We calculate clustering accuracy, as well as agreement and alignment

print(paste("overall ARI:",calcARI(int_obj, int_clust)))
## [1] "overall ARI: 0.03990832682262"
print(paste("overall purity:",calcPurity(int_obj, int_clust)))
## [1] "overall purity: 0.621084337349398"
print(paste("agreement:",calcAgreement(int_obj)))
## [1] "Reducing dimensionality using NMF"
## 
## Converged in 0.01860118 seconds, 167 iterations. Objective: 5408.016 
## 
## Converged in 0.01765323 seconds, 188 iterations. Objective: 8577.805 
## [1] "agreement: 0.089592886480605"
print(paste("alignment:",calcAlignment(int_obj)))

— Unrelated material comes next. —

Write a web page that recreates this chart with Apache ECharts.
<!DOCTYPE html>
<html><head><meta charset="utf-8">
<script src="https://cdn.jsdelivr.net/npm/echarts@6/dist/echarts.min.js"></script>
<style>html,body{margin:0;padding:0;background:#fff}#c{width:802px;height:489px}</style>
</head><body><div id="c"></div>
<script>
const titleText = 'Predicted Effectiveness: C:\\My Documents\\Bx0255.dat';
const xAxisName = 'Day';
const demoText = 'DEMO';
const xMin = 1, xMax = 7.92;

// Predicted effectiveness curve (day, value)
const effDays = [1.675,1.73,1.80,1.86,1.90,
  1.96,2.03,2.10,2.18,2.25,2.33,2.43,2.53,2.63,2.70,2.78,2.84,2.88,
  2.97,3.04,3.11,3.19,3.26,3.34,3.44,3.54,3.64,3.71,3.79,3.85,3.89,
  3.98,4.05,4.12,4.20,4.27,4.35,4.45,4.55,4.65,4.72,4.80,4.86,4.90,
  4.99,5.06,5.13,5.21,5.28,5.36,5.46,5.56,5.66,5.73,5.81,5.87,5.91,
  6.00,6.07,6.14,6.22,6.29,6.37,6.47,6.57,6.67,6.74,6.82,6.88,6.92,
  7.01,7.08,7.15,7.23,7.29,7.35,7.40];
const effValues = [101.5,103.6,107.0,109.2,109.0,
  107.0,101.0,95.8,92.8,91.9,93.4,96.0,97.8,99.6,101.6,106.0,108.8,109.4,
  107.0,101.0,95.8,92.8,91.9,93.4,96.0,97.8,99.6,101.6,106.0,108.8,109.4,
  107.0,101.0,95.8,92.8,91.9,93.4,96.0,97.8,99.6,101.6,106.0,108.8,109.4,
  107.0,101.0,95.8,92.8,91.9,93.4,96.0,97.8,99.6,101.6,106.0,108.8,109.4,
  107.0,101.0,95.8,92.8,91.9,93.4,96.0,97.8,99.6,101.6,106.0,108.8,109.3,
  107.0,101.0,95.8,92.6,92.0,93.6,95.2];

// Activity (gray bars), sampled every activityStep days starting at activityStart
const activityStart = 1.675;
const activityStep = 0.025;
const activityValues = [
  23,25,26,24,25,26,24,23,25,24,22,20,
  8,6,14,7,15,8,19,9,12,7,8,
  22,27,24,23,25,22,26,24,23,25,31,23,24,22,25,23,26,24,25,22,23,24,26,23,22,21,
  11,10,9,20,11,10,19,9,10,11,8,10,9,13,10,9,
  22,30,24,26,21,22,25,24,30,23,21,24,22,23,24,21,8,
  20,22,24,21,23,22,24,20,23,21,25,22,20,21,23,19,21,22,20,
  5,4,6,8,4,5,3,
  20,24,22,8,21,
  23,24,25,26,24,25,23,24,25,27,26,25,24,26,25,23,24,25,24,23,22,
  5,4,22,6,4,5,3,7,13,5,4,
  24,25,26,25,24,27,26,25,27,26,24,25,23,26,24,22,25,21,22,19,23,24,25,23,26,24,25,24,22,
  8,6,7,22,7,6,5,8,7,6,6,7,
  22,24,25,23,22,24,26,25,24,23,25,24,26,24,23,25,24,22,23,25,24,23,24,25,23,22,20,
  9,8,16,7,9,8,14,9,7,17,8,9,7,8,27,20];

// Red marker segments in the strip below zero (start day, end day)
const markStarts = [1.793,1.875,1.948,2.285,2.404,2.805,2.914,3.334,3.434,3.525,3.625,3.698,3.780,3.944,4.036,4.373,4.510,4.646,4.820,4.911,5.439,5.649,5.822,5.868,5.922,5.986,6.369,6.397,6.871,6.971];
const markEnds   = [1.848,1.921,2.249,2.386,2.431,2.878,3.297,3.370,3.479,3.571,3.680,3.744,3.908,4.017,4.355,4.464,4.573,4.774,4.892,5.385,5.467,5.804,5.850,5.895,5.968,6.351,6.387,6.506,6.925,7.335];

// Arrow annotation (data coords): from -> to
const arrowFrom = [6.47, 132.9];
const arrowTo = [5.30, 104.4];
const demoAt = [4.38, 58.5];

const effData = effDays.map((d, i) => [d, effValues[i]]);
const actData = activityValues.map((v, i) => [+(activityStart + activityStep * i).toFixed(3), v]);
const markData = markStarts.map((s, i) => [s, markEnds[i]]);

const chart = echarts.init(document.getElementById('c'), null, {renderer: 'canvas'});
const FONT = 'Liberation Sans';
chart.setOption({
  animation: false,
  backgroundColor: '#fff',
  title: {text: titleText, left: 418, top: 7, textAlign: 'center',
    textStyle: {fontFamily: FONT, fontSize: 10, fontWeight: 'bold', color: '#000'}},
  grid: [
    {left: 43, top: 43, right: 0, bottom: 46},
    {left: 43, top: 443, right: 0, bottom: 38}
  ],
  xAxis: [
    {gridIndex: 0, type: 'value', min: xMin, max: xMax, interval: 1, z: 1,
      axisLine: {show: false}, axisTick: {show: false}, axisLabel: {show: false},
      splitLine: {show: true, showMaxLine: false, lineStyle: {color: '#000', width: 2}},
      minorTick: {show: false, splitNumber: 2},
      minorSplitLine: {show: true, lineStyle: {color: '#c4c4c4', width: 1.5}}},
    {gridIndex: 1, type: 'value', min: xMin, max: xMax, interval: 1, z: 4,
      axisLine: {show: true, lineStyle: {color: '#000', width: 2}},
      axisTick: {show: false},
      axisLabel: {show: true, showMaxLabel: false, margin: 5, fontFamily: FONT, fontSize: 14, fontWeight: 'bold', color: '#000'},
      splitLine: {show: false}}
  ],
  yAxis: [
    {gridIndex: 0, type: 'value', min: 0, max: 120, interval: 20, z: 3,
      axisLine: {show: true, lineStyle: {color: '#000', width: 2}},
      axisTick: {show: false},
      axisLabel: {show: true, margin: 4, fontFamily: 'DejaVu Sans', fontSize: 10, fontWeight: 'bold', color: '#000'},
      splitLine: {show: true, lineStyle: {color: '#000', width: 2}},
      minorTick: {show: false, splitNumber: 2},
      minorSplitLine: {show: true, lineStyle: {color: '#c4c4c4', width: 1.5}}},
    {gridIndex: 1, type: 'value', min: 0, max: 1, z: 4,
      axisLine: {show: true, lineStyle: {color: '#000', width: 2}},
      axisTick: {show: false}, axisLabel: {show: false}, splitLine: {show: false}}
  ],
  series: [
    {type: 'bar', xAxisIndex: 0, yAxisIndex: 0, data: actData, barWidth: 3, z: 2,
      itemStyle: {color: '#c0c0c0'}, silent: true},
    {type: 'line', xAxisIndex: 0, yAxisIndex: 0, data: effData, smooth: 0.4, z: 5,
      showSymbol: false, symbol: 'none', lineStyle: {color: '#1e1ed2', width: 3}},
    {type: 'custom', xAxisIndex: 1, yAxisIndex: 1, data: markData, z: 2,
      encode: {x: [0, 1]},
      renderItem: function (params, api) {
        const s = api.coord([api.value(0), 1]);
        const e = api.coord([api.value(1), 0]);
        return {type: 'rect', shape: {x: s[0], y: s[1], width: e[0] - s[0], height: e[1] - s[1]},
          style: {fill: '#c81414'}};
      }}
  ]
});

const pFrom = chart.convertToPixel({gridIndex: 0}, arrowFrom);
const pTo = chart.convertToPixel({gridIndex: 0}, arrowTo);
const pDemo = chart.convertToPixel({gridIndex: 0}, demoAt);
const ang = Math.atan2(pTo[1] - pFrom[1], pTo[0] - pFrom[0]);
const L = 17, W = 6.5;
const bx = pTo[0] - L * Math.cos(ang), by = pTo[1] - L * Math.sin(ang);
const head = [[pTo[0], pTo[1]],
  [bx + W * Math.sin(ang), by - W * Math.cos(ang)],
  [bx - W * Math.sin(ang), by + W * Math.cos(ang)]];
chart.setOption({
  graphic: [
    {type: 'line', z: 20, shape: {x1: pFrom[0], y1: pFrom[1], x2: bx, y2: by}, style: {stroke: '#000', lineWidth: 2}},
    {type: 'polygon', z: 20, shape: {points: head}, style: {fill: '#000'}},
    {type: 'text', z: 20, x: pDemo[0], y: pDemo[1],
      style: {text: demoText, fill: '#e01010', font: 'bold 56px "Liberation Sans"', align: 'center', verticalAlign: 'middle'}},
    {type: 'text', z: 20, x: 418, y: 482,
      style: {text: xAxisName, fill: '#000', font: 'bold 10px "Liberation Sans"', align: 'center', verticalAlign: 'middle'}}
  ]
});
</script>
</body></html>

## [1] "alignment: 0.804064439004953"

This seems to demonstrate that the clustering accuracy of the integration (a surrogate for how well the method divided the cell types) falls somehwere between solely using the spatial data and scRNA-seq. Additionally, the agreement metric is relatively low (on its scale of 0 to 1). This implies that the integration was not very informative and relied heavily on distortion of the data for alignment.